Japan has the world’s oldest population, with a median age of 46 years, an average lifespan of 84, and a quarter of the population over 65. But this doesn’t have to mean a gloomy future. What happens in the coming years might even point the way for other countries.
Japanese longevity can’t compensate for its ultra-low fertility rate – just 1.4 children per woman. Hard-working Japanese society has “embraced voluntary mass childlessness”, says Nicholas Eberstadt, a demographer at the American Enterprise Institute in Washington DC. One in four don’t have children. Some European countries also have low fertility rates, but top up with migrants. Insular Japan does not.
Lower care bills
The conventional view is that this is bad news: shrinking numbers hobble economic growth and the ageing population is a major financial burden.

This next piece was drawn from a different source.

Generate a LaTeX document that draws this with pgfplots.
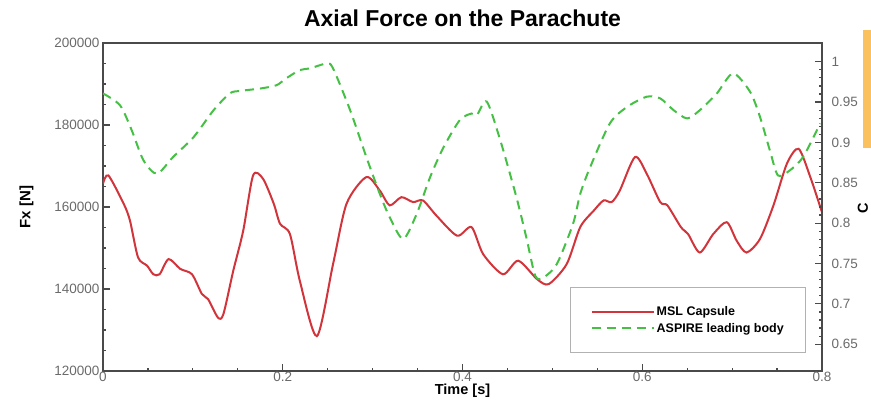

But Eberstadt says there is another side. The proportion of Japan’s population that is dependent on those of working age isn’t unusual, he says, it’s just that it has almost twice as many over-65s as children. Consequently Japan spends less on education. And because the Japanese are the world’s healthiest, care bills are also lower than in other nations.
Japan’s economy has been growing slowly for two decades now. But that too is deceptive, says William Cline of the Peterson Institute for International Economics in Washington DC. Thanks to the falling population, individual income has been rising strongly – outperforming most US citizens’.